**Short task:**
Using the listing below, extract each line that has the word "this" in it.

**Entries supplied:**
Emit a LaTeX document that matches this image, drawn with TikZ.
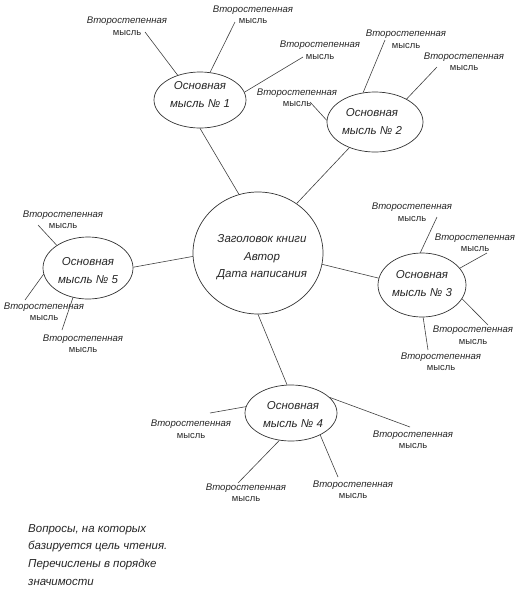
--
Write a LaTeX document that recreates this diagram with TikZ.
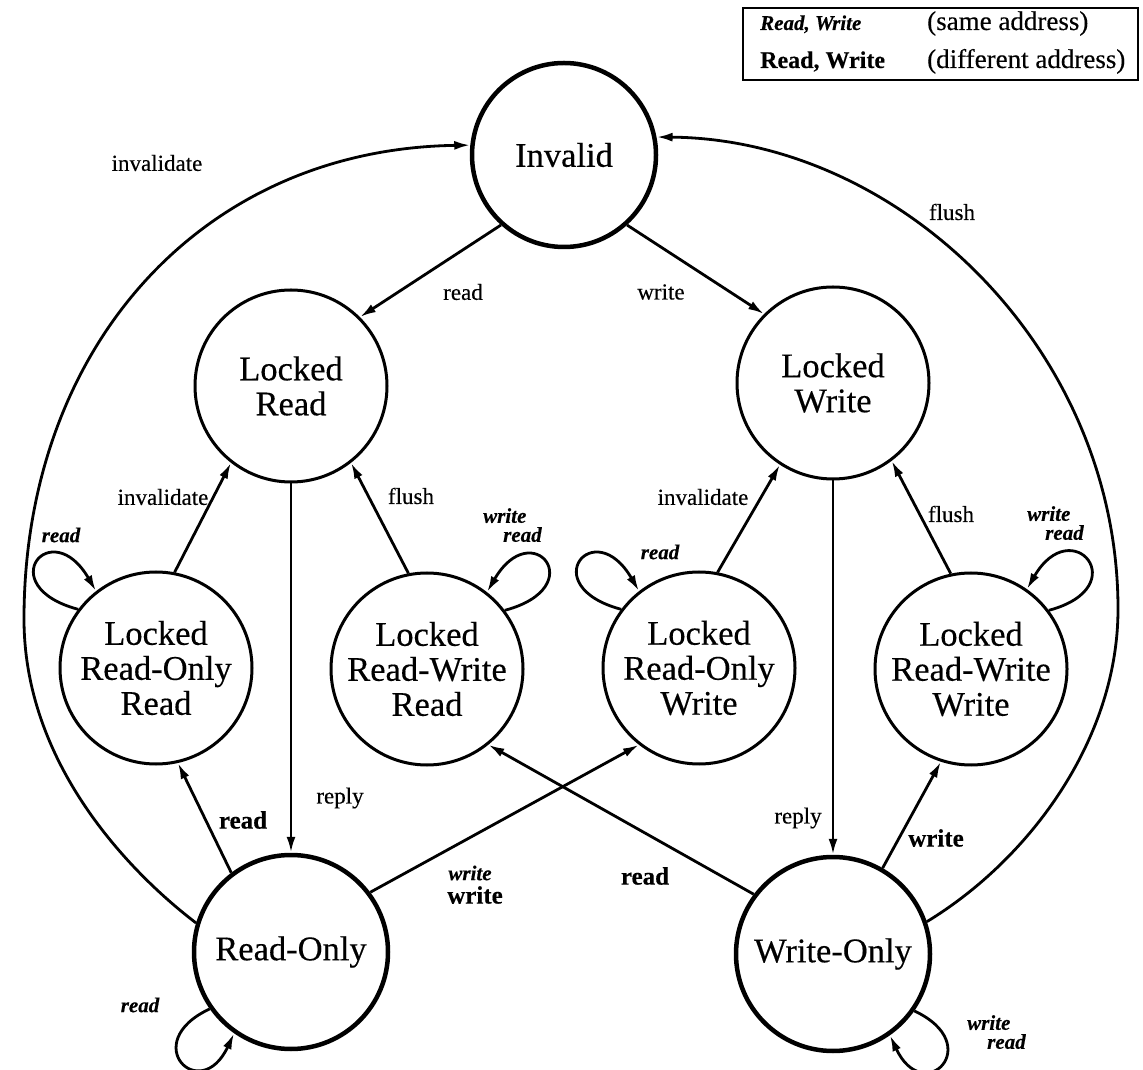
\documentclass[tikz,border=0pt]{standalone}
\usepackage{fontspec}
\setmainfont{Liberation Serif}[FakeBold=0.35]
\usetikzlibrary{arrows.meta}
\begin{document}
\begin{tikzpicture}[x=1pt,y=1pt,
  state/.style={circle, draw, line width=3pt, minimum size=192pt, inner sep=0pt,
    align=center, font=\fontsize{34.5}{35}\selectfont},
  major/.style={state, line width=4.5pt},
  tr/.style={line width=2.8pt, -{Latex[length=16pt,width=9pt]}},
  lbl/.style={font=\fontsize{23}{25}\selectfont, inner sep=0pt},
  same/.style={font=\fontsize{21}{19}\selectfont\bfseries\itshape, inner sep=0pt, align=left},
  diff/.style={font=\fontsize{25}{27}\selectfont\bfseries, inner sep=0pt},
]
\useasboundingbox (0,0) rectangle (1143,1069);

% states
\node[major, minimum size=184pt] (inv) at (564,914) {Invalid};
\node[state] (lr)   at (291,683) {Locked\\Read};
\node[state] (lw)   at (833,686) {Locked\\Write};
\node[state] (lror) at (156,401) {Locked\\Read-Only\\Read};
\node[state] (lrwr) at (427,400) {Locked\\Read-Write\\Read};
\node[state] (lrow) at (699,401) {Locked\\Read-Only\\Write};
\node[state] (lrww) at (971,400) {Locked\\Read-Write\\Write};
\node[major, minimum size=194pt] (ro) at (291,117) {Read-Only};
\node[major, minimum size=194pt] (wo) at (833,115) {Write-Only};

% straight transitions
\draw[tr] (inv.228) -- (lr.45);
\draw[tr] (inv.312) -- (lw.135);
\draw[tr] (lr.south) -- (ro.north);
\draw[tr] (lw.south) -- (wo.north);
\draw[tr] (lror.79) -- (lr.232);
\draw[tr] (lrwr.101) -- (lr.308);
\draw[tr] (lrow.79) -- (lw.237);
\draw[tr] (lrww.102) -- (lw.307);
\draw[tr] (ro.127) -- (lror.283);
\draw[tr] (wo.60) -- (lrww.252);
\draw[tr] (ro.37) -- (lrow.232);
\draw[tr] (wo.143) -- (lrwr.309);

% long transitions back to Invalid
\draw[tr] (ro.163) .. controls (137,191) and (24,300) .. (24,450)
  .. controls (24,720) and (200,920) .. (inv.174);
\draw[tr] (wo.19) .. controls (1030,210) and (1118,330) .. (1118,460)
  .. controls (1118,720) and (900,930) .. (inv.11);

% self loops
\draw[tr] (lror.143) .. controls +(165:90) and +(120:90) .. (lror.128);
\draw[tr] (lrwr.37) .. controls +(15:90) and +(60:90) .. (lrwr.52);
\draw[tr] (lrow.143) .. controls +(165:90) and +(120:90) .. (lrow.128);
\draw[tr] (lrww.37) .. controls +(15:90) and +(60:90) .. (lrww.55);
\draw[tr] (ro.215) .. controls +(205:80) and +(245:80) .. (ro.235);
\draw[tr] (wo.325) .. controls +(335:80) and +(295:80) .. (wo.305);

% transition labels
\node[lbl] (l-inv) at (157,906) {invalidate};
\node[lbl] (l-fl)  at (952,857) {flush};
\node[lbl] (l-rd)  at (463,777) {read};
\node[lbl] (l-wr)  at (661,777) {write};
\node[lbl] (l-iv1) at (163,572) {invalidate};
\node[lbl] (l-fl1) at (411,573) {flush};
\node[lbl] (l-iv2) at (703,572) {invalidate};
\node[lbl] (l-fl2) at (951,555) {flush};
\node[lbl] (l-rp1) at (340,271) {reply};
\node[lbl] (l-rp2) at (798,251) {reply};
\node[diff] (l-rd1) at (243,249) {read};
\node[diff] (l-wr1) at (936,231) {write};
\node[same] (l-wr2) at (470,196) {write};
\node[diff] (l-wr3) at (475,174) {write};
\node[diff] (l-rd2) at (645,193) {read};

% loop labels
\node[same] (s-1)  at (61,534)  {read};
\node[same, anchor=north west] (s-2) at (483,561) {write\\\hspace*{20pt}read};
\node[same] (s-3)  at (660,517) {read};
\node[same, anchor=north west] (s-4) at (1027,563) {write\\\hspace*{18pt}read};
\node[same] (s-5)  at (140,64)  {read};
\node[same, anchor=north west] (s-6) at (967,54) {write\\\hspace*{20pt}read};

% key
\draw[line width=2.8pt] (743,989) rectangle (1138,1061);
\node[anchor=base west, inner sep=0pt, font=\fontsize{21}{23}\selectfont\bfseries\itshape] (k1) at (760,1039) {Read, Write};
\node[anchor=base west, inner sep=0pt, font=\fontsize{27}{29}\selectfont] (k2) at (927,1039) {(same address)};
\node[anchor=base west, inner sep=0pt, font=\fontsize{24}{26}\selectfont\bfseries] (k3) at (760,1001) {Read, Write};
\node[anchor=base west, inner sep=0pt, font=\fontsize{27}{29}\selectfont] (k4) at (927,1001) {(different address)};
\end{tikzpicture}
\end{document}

**Full output:**
Emit a LaTeX document that matches this image, drawn with TikZ.
Write a LaTeX document that recreates this diagram with TikZ.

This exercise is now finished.